‘John Torreano: Painting Outer Space/Inner Space, 1989 To Present’
Torreano emerged as a painter in the late 1960s and has always charted his own course. With the universe as his muse, he combines realism infused with abstraction to create works that conflate time and space. This show will feature 10 large-scale paintings on plywood panels, studded with gems and wood balls. Torreano reflects on the mysteries and wonders of the cosmos in these works, which were inspired by images transmitted by the Hubble Space Telescope. Its scientific documentation of nebula and stars can also be read as pure abstraction — inspiring the artist to create imagery that contrasts the physical with the illusory.
‘Virginia Jaramillo: The Harmony Between Line And Space’

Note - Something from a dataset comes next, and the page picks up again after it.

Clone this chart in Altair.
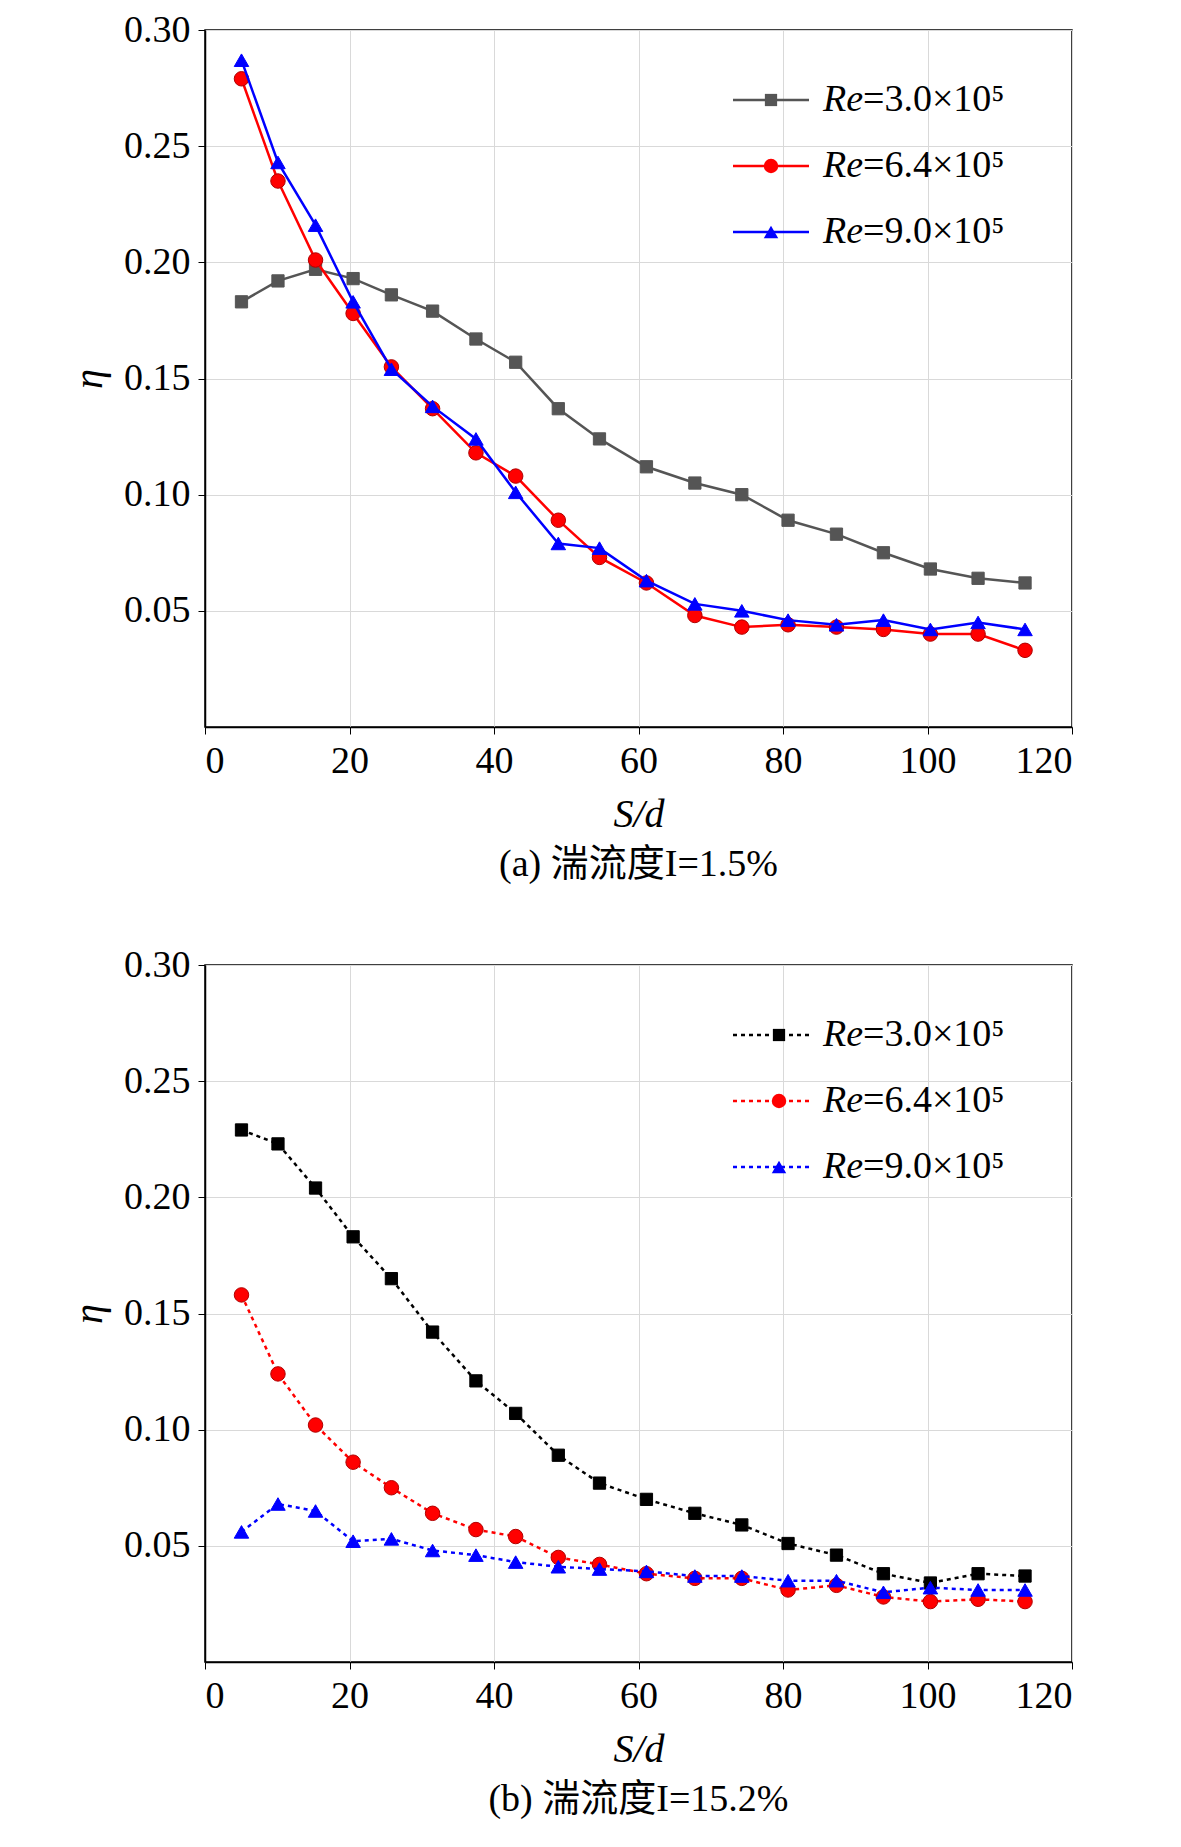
import altair as alt
import pandas as pd

sd = [5.05, 10.1, 15.3, 20.5, 25.8, 31.5, 37.5, 43.0, 48.9, 54.6, 61.1, 67.8, 74.3, 80.7, 87.4, 93.9, 100.4, 107.0, 113.5]

a_re30 = [0.183, 0.192, 0.197, 0.193, 0.186, 0.179, 0.167, 0.157, 0.137, 0.124, 0.112, 0.105, 0.100, 0.089, 0.083, 0.075, 0.068, 0.064, 0.062]
a_re64 = [0.279, 0.235, 0.201, 0.178, 0.155, 0.137, 0.118, 0.108, 0.089, 0.073, 0.062, 0.048, 0.043, 0.044, 0.043, 0.042, 0.040, 0.040, 0.033]
a_re90 = [0.287, 0.243, 0.216, 0.183, 0.154, 0.138, 0.124, 0.101, 0.079, 0.077, 0.063, 0.053, 0.050, 0.046, 0.044, 0.046, 0.042, 0.045, 0.042]

b_re30 = [0.229, 0.223, 0.204, 0.183, 0.165, 0.142, 0.121, 0.107, 0.089, 0.077, 0.070, 0.064, 0.059, 0.051, 0.046, 0.038, 0.034, 0.038, 0.037]
b_re64 = [0.158, 0.124, 0.102, 0.086, 0.075, 0.064, 0.057, 0.054, 0.045, 0.042, 0.038, 0.036, 0.036, 0.031, 0.033, 0.028, 0.026, 0.027, 0.026]
b_re90 = [0.056, 0.068, 0.065, 0.052, 0.053, 0.048, 0.046, 0.043, 0.041, 0.040, 0.039, 0.037, 0.037, 0.035, 0.035, 0.030, 0.032, 0.031, 0.031]

labels = ["=3.0×10⁵", "=6.4×10⁵", "=9.0×10⁵"]
shapes = ["square", "circle", "triangle-up"]
sizes = [150, 210, 210]

FONT = "Liberation Serif, Noto Sans CJK SC"
W, H = 867, 697


def panel(series, colors, dash, caption):
    layers = []
    for i, (vals, col) in enumerate(zip(series, colors)):
        df = pd.DataFrame({"sd": sd, "eta": vals})
        base = alt.Chart(df).encode(
            x=alt.X("sd:Q", scale=alt.Scale(domain=[0, 120], nice=False),
                    axis=alt.Axis(values=[0, 20, 40, 60, 80, 100, 120], title="S/d",
                                  titleFontStyle="italic")),
            y=alt.Y("eta:Q", scale=alt.Scale(domain=[0, 0.30], nice=False),
                    axis=alt.Axis(values=[0.05, 0.10, 0.15, 0.20, 0.25, 0.30], format=".2f",
                                  title="η", titleFontStyle="italic")),
        )
        line_kw = dict(color=col, strokeWidth=2.5)
        if dash:
            line_kw["strokeDash"] = [4, 4]
        layers.append(base.mark_line(**line_kw))
        layers.append(base.mark_point(shape=shapes[i], filled=True, opacity=1, size=sizes[i],
                                      color=col, stroke="#b00000" if i == 1 else col, strokeWidth=1))
        # legend row
        ly = 70 + 66 * i
        lkw = dict(color=col, strokeWidth=2.5)
        if dash:
            lkw["strokeDash"] = [4, 4]
        layers.append(alt.Chart().mark_rule(**lkw).encode(
            x=alt.value(528), x2=alt.value(604), y=alt.value(ly)))
        layers.append(alt.Chart().mark_point(shape=shapes[i], filled=True, opacity=1,
                                             size=sizes[i], color=col).encode(
            x=alt.value(566 if not dash else 574), y=alt.value(ly)))
        layers.append(alt.Chart().mark_text(text="Re", font=FONT, fontSize=38, fontStyle="italic",
                                            align="left", baseline="middle", color="black").encode(
            x=alt.value(618), y=alt.value(ly)))
        layers.append(alt.Chart().mark_text(text=labels[i], font=FONT, fontSize=38,
                                            align="left", baseline="middle", color="black").encode(
            x=alt.value(658), y=alt.value(ly)))
    return alt.layer(*layers).properties(
        width=W, height=H,
        title=alt.TitleParams(caption, orient="bottom", font=FONT, fontSize=38,
                              fontWeight="normal", offset=12),
    )


top = panel([a_re30, a_re64, a_re90], ["#555555", "#ff0000", "#0000ff"], False, "(a) 湍流度I=1.5%")
bot = panel([b_re30, b_re64, b_re90], ["#000000", "#ff0000", "#0000ff"], True, "(b) 湍流度I=15.2%")

chart = alt.vconcat(top, bot, spacing=60).configure_axis(
    labelFont=FONT, titleFont=FONT, labelFontSize=38, titleFontSize=40, titleFontWeight="normal",
    labelColor="black", titleColor="black", domainColor="black", tickColor="black",
    gridColor="#d9d9d9", tickSize=7, labelPadding=8, domainWidth=1.5, titlePadding=14,
).configure_view(stroke="black", strokeWidth=1.5).properties(
    padding={"left": 60, "top": 2, "right": 40, "bottom": 10}
)

chart.save("out.html", embed_options={"renderer": "svg", "actions": False})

A pioneering minimalist who has practiced for more than six decades, Jaramillo creates her work from sources that span histories and cultures. “The Harmony between Line and Space” features five newly created paintings, which the artist completed in her Hampton Bays studio. The exhibition will include two monumental works, “Quantum Entanglement” (2019–2020) and “Quanta” (2021), 12-foot canvases which will be installed face-to-face. In each painting, expansive fields of color are crisscrossed by impossibly uniform, razor-thin lines — the artist’s visualization of communication between quantum particles across the vastness of space. Additional works (all created in 2021) include “Song of Amergin,” which evokes the earliest spoken Irish poem, an incantation of man’s identity with nature; “They Spoke without Talking” which depicts an epic confrontation between technology and creativity; and “Shaman’s Dream,” in which Jaramillo explores the world of the unconscious mind.

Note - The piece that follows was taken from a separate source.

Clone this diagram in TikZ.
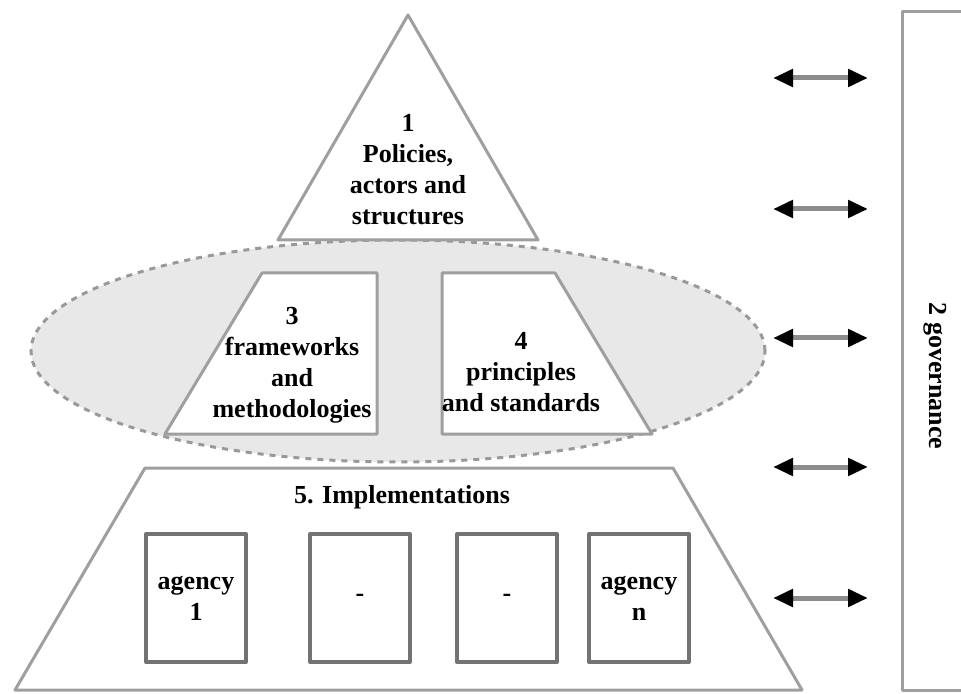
\documentclass[tikz,border=0pt]{standalone}
\usepackage{fontspec}
\setmainfont{Liberation Serif}
\usetikzlibrary{shapes.geometric,arrows.meta}

\begin{document}
\begin{tikzpicture}[
        x=0.5pt, y=-0.5pt,
        greyline/.style={draw=gray!75, line width=1.5pt, line join=round},
        panel/.style={greyline, fill=white},
        txt/.style={font=\fontsize{13}{15.5}\selectfont\bfseries, align=center, text=black},
        agency/.style={panel, draw=gray!110, line width=2pt, txt, minimum width=50pt, minimum height=64pt, inner sep=0pt},
        link/.style={draw=gray!90, line width=2.5pt, {Triangle[length=10pt, width=8.5pt, color=black]}-{Triangle[length=10pt, width=8.5pt, color=black]}}
    ]
        \useasboundingbox (0,0) rectangle (961,694);

        % Middle layer
        \node[ellipse, draw=gray!80, dashed, line width=1.5pt, fill=gray!18, minimum width=367pt, minimum height=111pt] (middle) at (398,351) {};

        % Top triangle
        \draw[panel] (408,15) -- (278,240) -- (538,240) -- cycle;
        \node[txt] (policies) at (408,170) {1\\Policies,\\actors and\\structures};

        % Frameworks and principles
        \draw[panel] (262,273) -- (377,273) -- (377,434) -- (165,434) -- cycle;
        \node[txt] (frameworks) at (292,365) {3\\frameworks\\and\\methodologies};
        \draw[panel] (442,273) -- (555,273) -- (652,434) -- (442,434) -- cycle;
        \node[txt] (principles) at (521,372) {4\\principles\\and standards};

        % Implementations
        \draw[panel] (145,468) -- (673,468) -- (802,690) -- (15,690) -- cycle;
        \node[txt] (impl) at (402,497) {5. Implementations};
        \node[agency] (agency1) at (196,598) {agency\\1};
        \node[agency] (agency2) at (360,598) {-};
        \node[agency] (agency3) at (507,598) {-};
        \node[agency] (agencyn) at (639,598) {agency\\n};

        % Governance
        \draw[greyline] (975,12) -| (902,690) -- (975,690);
        \node[txt, rotate=-90] (governance) at (935,376) {2 governance};

        % Arrows
        \foreach \y [count=\i] in {78,209,338,467,598} {
            \coordinate (west\i) at (773,\y);
            \coordinate (east\i) at (868,\y);
            \draw[link] (west\i) -- (east\i);
        }
    \end{tikzpicture}
\end{document}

‘peter campus: when the hurly burly’s done’
A pioneering new media and video artist, peter campus (who stylizes his name and works in lower case letters) made his first video in 1971, using black-and-white, portable equipment. This marked the beginning of his life-long engagement with the medium. In a solitary pursuit over this past year, campus captured locations around the shores of Shinnecock Bay near his home in East Patchogue, stationing his video camera to maintain a static point of view. Nine of these continuous video loops — which will be presented on separate screens — invite the viewer to experience the sublime beauty of the natural and the ordinary: a hunter’s duck blind floats on the water, red plastic safety netting entwines a fence, beach grass and sparse leaves on a solitary tree blow in the wind. campus’s visual meditations underscore the gap between what the viewer perceives, what the camera records, and what the artist brings to the fore.